'''

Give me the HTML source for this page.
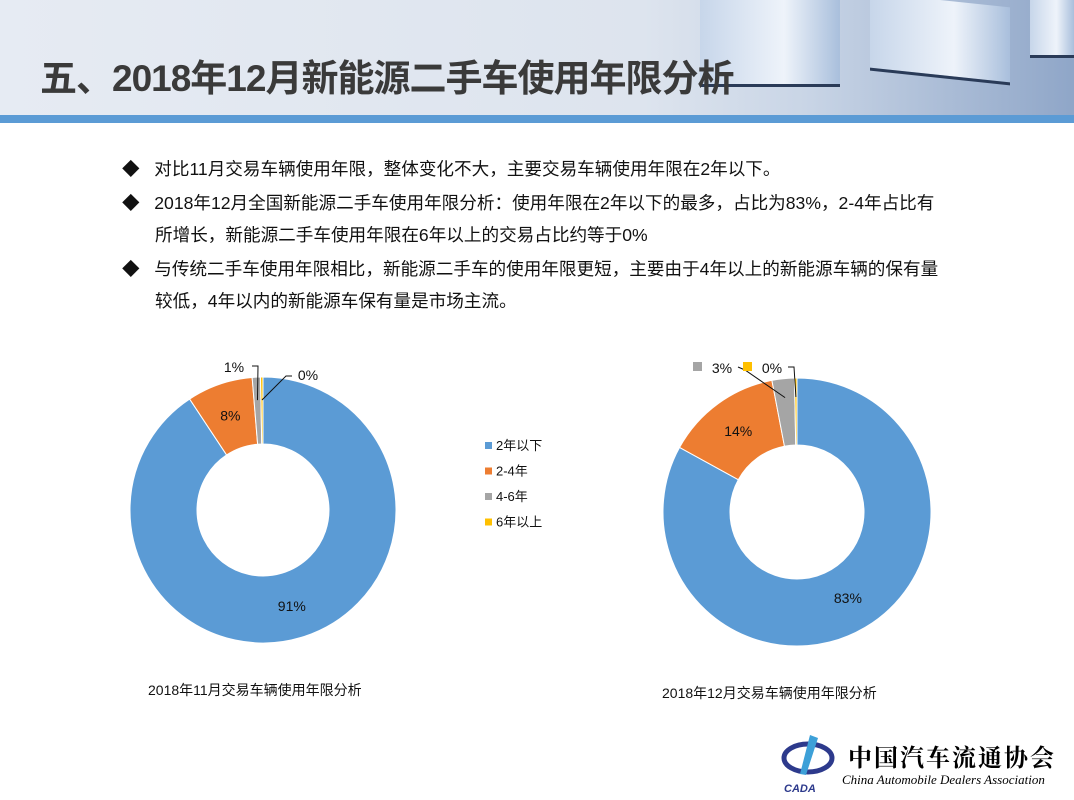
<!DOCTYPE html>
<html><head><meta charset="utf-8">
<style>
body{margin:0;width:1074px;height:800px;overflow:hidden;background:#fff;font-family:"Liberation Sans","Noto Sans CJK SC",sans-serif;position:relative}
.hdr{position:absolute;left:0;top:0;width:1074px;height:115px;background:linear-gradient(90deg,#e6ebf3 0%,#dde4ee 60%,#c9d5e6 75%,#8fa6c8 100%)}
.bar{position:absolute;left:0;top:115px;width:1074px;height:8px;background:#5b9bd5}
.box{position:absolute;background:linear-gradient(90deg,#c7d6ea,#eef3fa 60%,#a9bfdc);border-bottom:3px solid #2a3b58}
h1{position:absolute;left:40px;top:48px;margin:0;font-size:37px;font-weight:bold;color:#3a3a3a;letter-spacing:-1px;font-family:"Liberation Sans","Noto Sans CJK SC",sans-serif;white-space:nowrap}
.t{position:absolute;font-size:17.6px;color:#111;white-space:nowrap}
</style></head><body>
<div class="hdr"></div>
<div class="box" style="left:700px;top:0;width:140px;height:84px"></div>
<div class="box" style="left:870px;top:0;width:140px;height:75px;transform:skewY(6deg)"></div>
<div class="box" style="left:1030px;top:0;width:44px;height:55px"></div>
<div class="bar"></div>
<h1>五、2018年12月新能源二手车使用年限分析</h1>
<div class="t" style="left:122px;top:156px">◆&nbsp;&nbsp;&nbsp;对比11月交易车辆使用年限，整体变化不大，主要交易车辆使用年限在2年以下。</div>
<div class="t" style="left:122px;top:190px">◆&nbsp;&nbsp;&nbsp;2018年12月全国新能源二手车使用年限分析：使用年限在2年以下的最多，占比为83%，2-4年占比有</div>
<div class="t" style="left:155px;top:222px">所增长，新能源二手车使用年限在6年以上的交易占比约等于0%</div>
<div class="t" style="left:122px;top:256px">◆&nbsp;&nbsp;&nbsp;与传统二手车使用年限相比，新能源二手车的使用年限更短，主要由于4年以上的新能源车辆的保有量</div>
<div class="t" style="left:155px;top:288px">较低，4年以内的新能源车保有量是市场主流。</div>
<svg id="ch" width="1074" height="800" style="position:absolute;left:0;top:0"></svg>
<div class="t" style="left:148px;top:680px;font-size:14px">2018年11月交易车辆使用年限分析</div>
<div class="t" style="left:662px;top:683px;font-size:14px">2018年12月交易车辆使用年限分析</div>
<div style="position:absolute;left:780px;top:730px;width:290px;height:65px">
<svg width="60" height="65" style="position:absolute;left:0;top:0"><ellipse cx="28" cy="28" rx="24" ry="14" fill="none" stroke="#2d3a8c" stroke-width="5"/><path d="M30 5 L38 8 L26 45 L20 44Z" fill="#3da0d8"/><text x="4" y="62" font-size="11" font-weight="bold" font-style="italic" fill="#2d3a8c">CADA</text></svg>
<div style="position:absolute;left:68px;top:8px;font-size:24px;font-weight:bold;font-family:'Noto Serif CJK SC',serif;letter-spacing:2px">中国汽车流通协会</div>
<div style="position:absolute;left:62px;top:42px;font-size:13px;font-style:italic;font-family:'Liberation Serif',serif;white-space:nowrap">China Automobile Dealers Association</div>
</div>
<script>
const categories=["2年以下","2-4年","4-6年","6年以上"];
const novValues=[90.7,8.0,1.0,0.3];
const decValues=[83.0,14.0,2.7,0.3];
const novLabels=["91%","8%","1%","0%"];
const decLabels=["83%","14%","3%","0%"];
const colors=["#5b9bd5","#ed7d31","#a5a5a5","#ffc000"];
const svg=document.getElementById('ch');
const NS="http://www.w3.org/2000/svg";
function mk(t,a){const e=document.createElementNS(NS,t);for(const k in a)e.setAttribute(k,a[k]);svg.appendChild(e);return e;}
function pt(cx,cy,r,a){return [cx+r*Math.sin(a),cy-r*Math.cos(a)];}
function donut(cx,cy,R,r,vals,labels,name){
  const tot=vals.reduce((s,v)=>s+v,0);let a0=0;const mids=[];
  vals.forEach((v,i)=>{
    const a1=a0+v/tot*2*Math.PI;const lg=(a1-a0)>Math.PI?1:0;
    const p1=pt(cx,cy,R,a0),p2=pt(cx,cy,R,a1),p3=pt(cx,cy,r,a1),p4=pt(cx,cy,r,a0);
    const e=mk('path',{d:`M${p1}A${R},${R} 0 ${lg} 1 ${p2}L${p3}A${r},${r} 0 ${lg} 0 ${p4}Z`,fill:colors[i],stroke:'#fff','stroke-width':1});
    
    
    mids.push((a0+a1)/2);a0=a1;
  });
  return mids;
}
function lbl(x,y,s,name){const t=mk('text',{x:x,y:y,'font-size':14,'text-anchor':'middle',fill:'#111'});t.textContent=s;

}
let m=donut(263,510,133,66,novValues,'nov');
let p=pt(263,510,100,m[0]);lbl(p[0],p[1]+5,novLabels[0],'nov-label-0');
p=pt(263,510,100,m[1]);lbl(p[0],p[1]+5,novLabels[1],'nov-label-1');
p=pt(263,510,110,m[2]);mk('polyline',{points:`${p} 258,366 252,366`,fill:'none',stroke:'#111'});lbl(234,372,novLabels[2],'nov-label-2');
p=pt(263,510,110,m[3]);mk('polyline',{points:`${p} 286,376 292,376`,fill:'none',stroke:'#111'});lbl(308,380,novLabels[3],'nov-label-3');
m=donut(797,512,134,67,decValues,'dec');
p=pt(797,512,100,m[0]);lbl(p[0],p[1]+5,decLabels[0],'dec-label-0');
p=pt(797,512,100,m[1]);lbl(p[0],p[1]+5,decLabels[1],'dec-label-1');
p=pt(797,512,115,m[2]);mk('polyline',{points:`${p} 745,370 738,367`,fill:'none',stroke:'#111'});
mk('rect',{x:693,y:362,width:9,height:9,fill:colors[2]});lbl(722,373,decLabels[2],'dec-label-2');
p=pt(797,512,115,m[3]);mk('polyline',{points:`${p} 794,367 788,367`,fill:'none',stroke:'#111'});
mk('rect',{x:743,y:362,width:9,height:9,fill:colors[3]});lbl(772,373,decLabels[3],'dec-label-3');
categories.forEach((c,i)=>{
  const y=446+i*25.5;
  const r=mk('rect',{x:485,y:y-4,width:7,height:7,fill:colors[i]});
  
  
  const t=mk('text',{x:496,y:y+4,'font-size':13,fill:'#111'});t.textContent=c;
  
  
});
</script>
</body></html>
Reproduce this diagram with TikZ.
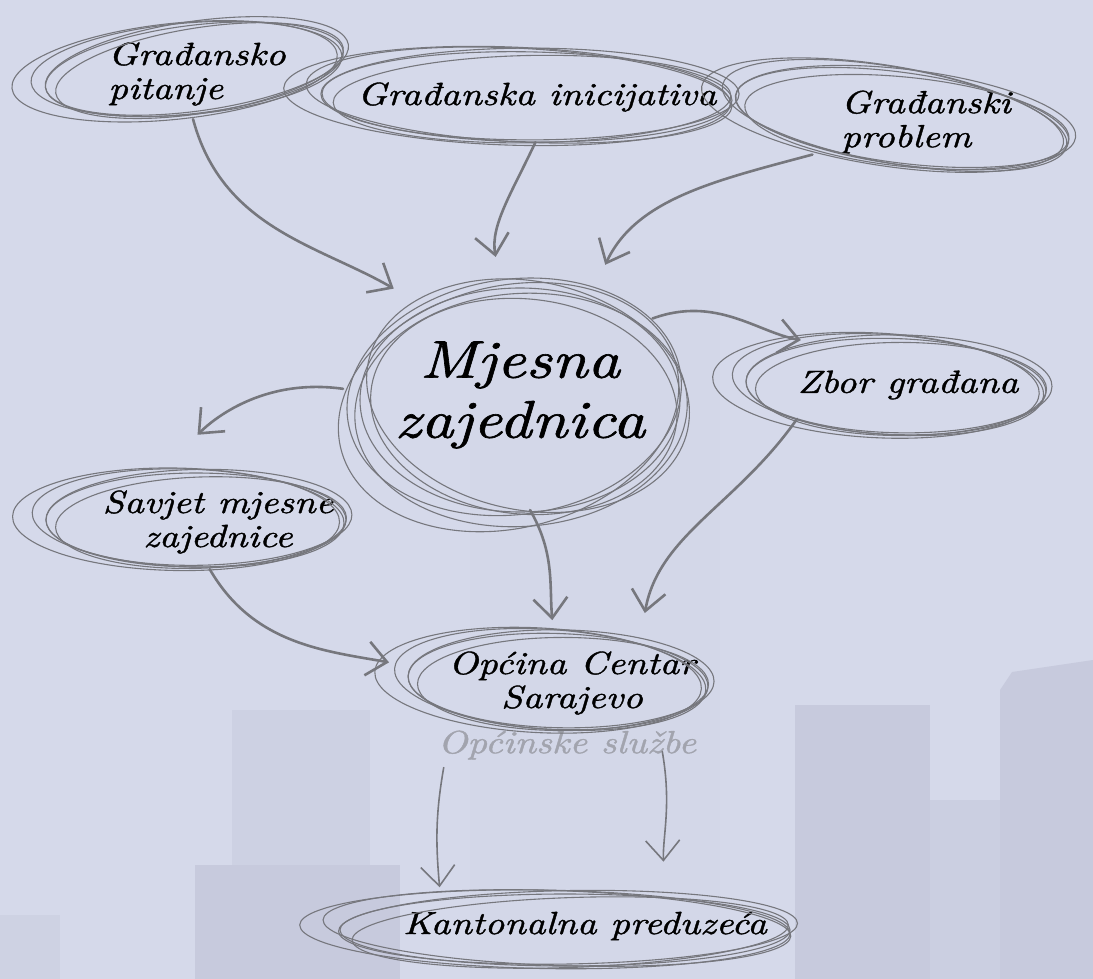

'''

PROBLEM TO WORK ON:
Repeat all of the data above word for word, minus the pictures.

ANSWER TO THIS TASK:
Give me the HTML source for this page.
<!DOCTYPE html>
<html><head><meta charset="utf-8">
<style>
body{margin:0;width:1074px;height:800px;overflow:hidden;background:#fff;font-family:"Liberation Sans","Noto Sans CJK SC",sans-serif;position:relative}
.hdr{position:absolute;left:0;top:0;width:1074px;height:115px;background:linear-gradient(90deg,#e6ebf3 0%,#dde4ee 60%,#c9d5e6 75%,#8fa6c8 100%)}
.bar{position:absolute;left:0;top:115px;width:1074px;height:8px;background:#5b9bd5}
.box{position:absolute;background:linear-gradient(90deg,#c7d6ea,#eef3fa 60%,#a9bfdc);border-bottom:3px solid #2a3b58}
h1{position:absolute;left:40px;top:48px;margin:0;font-size:37px;font-weight:bold;color:#3a3a3a;letter-spacing:-1px;font-family:"Liberation Sans","Noto Sans CJK SC",sans-serif;white-space:nowrap}
.t{position:absolute;font-size:17.6px;color:#111;white-space:nowrap}
</style></head><body>
<div class="hdr"></div>
<div class="box" style="left:700px;top:0;width:140px;height:84px"></div>
<div class="box" style="left:870px;top:0;width:140px;height:75px;transform:skewY(6deg)"></div>
<div class="box" style="left:1030px;top:0;width:44px;height:55px"></div>
<div class="bar"></div>
<h1>五、2018年12月新能源二手车使用年限分析</h1>
<div class="t" style="left:122px;top:156px">◆&nbsp;&nbsp;&nbsp;对比11月交易车辆使用年限，整体变化不大，主要交易车辆使用年限在2年以下。</div>
<div class="t" style="left:122px;top:190px">◆&nbsp;&nbsp;&nbsp;2018年12月全国新能源二手车使用年限分析：使用年限在2年以下的最多，占比为83%，2-4年占比有</div>
<div class="t" style="left:155px;top:222px">所增长，新能源二手车使用年限在6年以上的交易占比约等于0%</div>
<div class="t" style="left:122px;top:256px">◆&nbsp;&nbsp;&nbsp;与传统二手车使用年限相比，新能源二手车的使用年限更短，主要由于4年以上的新能源车辆的保有量</div>
<div class="t" style="left:155px;top:288px">较低，4年以内的新能源车保有量是市场主流。</div>
<svg id="ch" width="1074" height="800" style="position:absolute;left:0;top:0"></svg>
<div class="t" style="left:148px;top:680px;font-size:14px">2018年11月交易车辆使用年限分析</div>
<div class="t" style="left:662px;top:683px;font-size:14px">2018年12月交易车辆使用年限分析</div>
<div style="position:absolute;left:780px;top:730px;width:290px;height:65px">
<svg width="60" height="65" style="position:absolute;left:0;top:0"><ellipse cx="28" cy="28" rx="24" ry="14" fill="none" stroke="#2d3a8c" stroke-width="5"/><path d="M30 5 L38 8 L26 45 L20 44Z" fill="#3da0d8"/><text x="4" y="62" font-size="11" font-weight="bold" font-style="italic" fill="#2d3a8c">CADA</text></svg>
<div style="position:absolute;left:68px;top:8px;font-size:24px;font-weight:bold;font-family:'Noto Serif CJK SC',serif;letter-spacing:2px">中国汽车流通协会</div>
<div style="position:absolute;left:62px;top:42px;font-size:13px;font-style:italic;font-family:'Liberation Serif',serif;white-space:nowrap">China Automobile Dealers Association</div>
</div>
<script>
const categories=["2年以下","2-4年","4-6年","6年以上"];
const novValues=[90.7,8.0,1.0,0.3];
const decValues=[83.0,14.0,2.7,0.3];
const novLabels=["91%","8%","1%","0%"];
const decLabels=["83%","14%","3%","0%"];
const colors=["#5b9bd5","#ed7d31","#a5a5a5","#ffc000"];
const svg=document.getElementById('ch');
const NS="http://www.w3.org/2000/svg";
function mk(t,a){const e=document.createElementNS(NS,t);for(const k in a)e.setAttribute(k,a[k]);svg.appendChild(e);return e;}
function pt(cx,cy,r,a){return [cx+r*Math.sin(a),cy-r*Math.cos(a)];}
function donut(cx,cy,R,r,vals,labels,name){
  const tot=vals.reduce((s,v)=>s+v,0);let a0=0;const mids=[];
  vals.forEach((v,i)=>{
    const a1=a0+v/tot*2*Math.PI;const lg=(a1-a0)>Math.PI?1:0;
    const p1=pt(cx,cy,R,a0),p2=pt(cx,cy,R,a1),p3=pt(cx,cy,r,a1),p4=pt(cx,cy,r,a0);
    const e=mk('path',{d:`M${p1}A${R},${R} 0 ${lg} 1 ${p2}L${p3}A${r},${r} 0 ${lg} 0 ${p4}Z`,fill:colors[i],stroke:'#fff','stroke-width':1});
    
    
    mids.push((a0+a1)/2);a0=a1;
  });
  return mids;
}
function lbl(x,y,s,name){const t=mk('text',{x:x,y:y,'font-size':14,'text-anchor':'middle',fill:'#111'});t.textContent=s;

}
let m=donut(263,510,133,66,novValues,'nov');
let p=pt(263,510,100,m[0]);lbl(p[0],p[1]+5,novLabels[0],'nov-label-0');
p=pt(263,510,100,m[1]);lbl(p[0],p[1]+5,novLabels[1],'nov-label-1');
p=pt(263,510,110,m[2]);mk('polyline',{points:`${p} 258,366 252,366`,fill:'none',stroke:'#111'});lbl(234,372,novLabels[2],'nov-label-2');
p=pt(263,510,110,m[3]);mk('polyline',{points:`${p} 286,376 292,376`,fill:'none',stroke:'#111'});lbl(308,380,novLabels[3],'nov-label-3');
m=donut(797,512,134,67,decValues,'dec');
p=pt(797,512,100,m[0]);lbl(p[0],p[1]+5,decLabels[0],'dec-label-0');
p=pt(797,512,100,m[1]);lbl(p[0],p[1]+5,decLabels[1],'dec-label-1');
p=pt(797,512,115,m[2]);mk('polyline',{points:`${p} 745,370 738,367`,fill:'none',stroke:'#111'});
mk('rect',{x:693,y:362,width:9,height:9,fill:colors[2]});lbl(722,373,decLabels[2],'dec-label-2');
p=pt(797,512,115,m[3]);mk('polyline',{points:`${p} 794,367 788,367`,fill:'none',stroke:'#111'});
mk('rect',{x:743,y:362,width:9,height:9,fill:colors[3]});lbl(772,373,decLabels[3],'dec-label-3');
categories.forEach((c,i)=>{
  const y=446+i*25.5;
  const r=mk('rect',{x:485,y:y-4,width:7,height:7,fill:colors[i]});
  
  
  const t=mk('text',{x:496,y:y+4,'font-size':13,fill:'#111'});t.textContent=c;
  
  
});
</script>
</body></html>
Reproduce this diagram with TikZ.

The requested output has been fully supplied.